One component of the comprehensive needs assessment includes reviewing administrator and teacher schedules, as well as conducting qualitative interviews and/or surveys with school staff to understand the state of professional learning at the school. For example, we want to learn:

- How many minutes grade level content teams spend each week collaborating
- Whether collaboration time is used well, has a clear purpose, and is supported by instructional experts
- How often teachers are observed and what the debrief conversations look like 
- How much time instructional experts spend growing their expertise and preparing for and giving coaching

By learning about current practice and resource use, we can identify priorities for change, like increasing the amount of collaboration time content teachers share weekly from 45 minutes to 90 minutes, or increasing a school’s investment in instructional expertise to ensure that each teacher is observed biweekly and the observation is followed by a 20- to 40-minute conversation.

We often find that the path to addressing those priorities for change takes solving very difficult technical challenges related to a school’s schedule or budget. So we work alongside school leaders and share our expertise about scheduling to help school leaders find time for collaborative planning in their schedules. Or when it comes to staffing and budgeting, we share options and discuss tradeoffs that can help schools address their priorities using their existing resources.

Q: What outcomes have you seen when teachers are provided these opportunities? Can you give one or two specific examples?

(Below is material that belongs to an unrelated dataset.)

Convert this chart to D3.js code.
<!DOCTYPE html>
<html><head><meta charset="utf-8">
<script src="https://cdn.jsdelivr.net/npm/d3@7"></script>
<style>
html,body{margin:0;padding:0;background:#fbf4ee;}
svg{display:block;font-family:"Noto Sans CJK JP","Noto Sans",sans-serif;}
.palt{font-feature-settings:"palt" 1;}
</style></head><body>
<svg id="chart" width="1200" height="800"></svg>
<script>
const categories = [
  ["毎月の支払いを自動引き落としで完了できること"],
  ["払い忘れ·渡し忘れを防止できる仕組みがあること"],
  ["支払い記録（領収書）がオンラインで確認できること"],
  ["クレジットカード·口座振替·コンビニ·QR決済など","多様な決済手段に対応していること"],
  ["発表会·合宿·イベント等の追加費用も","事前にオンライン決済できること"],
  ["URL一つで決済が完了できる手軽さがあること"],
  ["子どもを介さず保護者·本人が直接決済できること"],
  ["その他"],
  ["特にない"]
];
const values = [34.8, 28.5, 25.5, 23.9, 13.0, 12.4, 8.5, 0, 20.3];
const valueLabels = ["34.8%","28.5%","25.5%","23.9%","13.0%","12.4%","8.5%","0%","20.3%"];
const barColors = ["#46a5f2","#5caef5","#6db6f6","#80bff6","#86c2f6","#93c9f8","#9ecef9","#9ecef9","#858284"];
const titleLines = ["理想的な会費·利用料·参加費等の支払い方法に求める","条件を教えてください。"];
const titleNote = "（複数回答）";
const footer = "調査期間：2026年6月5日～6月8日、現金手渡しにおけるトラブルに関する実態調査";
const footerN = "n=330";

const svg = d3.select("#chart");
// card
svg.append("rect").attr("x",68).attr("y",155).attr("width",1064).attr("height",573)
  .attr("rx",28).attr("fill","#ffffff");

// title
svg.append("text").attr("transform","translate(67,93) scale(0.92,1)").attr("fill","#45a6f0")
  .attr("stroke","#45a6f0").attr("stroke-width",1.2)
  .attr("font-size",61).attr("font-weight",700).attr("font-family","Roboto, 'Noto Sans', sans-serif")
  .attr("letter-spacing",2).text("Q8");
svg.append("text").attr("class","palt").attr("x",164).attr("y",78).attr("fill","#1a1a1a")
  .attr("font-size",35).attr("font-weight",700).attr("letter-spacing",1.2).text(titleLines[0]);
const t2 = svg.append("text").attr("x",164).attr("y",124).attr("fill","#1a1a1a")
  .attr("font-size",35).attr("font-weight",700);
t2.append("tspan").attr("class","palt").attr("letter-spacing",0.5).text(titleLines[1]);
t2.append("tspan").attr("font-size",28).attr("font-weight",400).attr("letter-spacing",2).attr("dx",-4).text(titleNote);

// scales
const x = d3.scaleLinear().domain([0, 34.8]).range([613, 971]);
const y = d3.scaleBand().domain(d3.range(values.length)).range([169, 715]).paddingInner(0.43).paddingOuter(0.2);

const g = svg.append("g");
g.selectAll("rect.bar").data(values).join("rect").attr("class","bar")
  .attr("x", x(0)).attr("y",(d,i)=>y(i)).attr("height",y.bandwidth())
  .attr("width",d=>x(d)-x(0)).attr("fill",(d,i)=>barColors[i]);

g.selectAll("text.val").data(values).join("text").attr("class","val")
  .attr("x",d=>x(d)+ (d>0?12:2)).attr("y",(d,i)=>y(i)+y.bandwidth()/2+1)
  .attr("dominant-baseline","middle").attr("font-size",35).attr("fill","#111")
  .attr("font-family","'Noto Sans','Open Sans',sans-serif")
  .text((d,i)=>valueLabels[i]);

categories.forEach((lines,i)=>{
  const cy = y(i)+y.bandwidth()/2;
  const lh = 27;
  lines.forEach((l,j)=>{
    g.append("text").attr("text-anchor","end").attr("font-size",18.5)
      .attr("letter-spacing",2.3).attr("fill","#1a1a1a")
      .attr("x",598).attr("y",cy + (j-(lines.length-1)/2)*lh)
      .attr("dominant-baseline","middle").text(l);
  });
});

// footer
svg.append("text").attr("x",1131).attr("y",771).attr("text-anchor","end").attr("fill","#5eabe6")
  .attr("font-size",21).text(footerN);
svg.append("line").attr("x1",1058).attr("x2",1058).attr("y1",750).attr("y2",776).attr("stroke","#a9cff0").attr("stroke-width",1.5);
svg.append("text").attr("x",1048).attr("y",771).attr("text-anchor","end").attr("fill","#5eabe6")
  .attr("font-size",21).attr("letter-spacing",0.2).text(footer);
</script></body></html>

In districts that we’ve seen adopt and implement strong professional learning practices, we’ve also seen growth in student outcomes. For example, the four districts we profiled in our “Igniting the Learning Engine” study had growth that generally outpaced either peer districts or statewide growth. In Sanger Unified School District, an 11,000-student district in California, the district’s proficiency rates were two to three times those of peer districts on the 2015 Smarter Balanced Assessment Consortium (SBAC) state assessment. For Duval County Public Schools, a 129,000-student district in Florida, students outpaced statewide growth in math for grades 3 through 5 and in reading for grade 3 on the Florida Standards Assessment in 2015–2016. Duval County Public Schools has also done well in national assessments, ranking fourth in the nation among large urban districts in fourth-grade reading and math on the 2015 National Assessment of Educational Progress Report Card.

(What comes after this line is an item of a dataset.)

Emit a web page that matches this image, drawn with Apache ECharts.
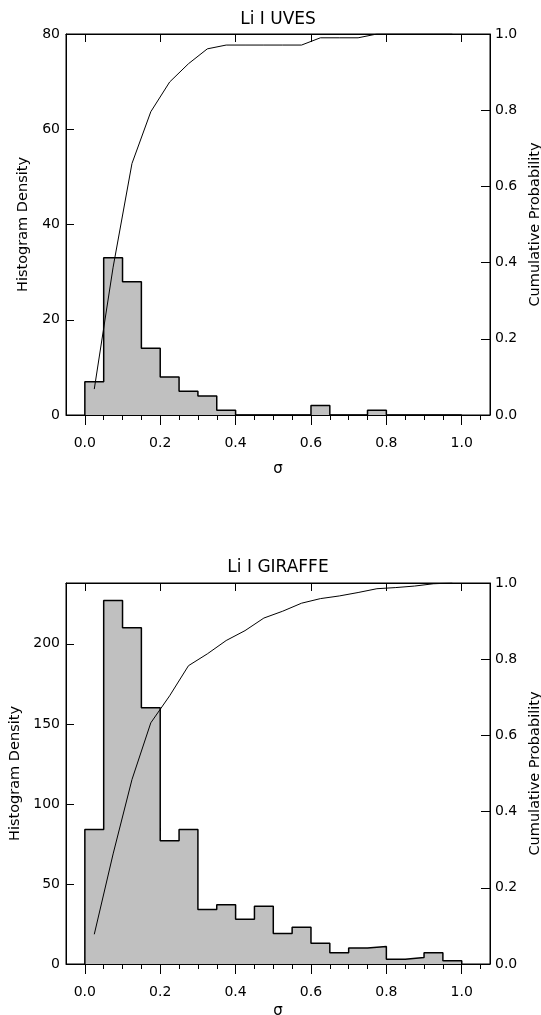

And at the school level, we’ve heard numerous stories from our school leaders about how the changes they’ve implemented have helped their teachers. For example, we worked with a school to increase the number of experts that were available and how often they could support teachers. That principal shared the following anecdote with us:

“By using all of our available experts, we’re able to provide more frequent support. One of our new teachers asked for support around routines and expectations. We were able to have her do a guided observation of a teacher at our school, as well as visit two other schools in the district to see how other teachers approached the material. She’s made significant progress since day one and is able to now spend more time on instruction, and I’ve seen her students using more and more academic language in the classroom as a result.”

Q: What are the next steps in your work? Meaning, what are you trying to figure out next in order to build on this work?

- Continuing to develop partnerships with instructional experts and developing our own instructional expertise. Helping schools create successful structures (e.g., 90 minutes for collaborative planning or investing in instructional experts to ensure teachers are observed biweekly) is necessary, but not sufficient. It’s critical that the strategic structures are executed well too. For example, this means ensuring that collaborative planning time is spent on the right things and that time is used well, or that the feedback teachers receive is focused and high-quality.

- Identifying opportunities and supporting districts to scale strategic school design. We believe in  creating strategic school systems that prepare every child for success and feel an urgency to do so quickly. We’re continually looking for new and different opportunities to help districts scale strategic school designs across schools, and believe that one opportunity is to help support existing experts, like principal supervisors. We are thinking deeply about how best to help principal supervisors to develop expertise about strategic resource use and incorporate it into their ongoing conversations with school leaders.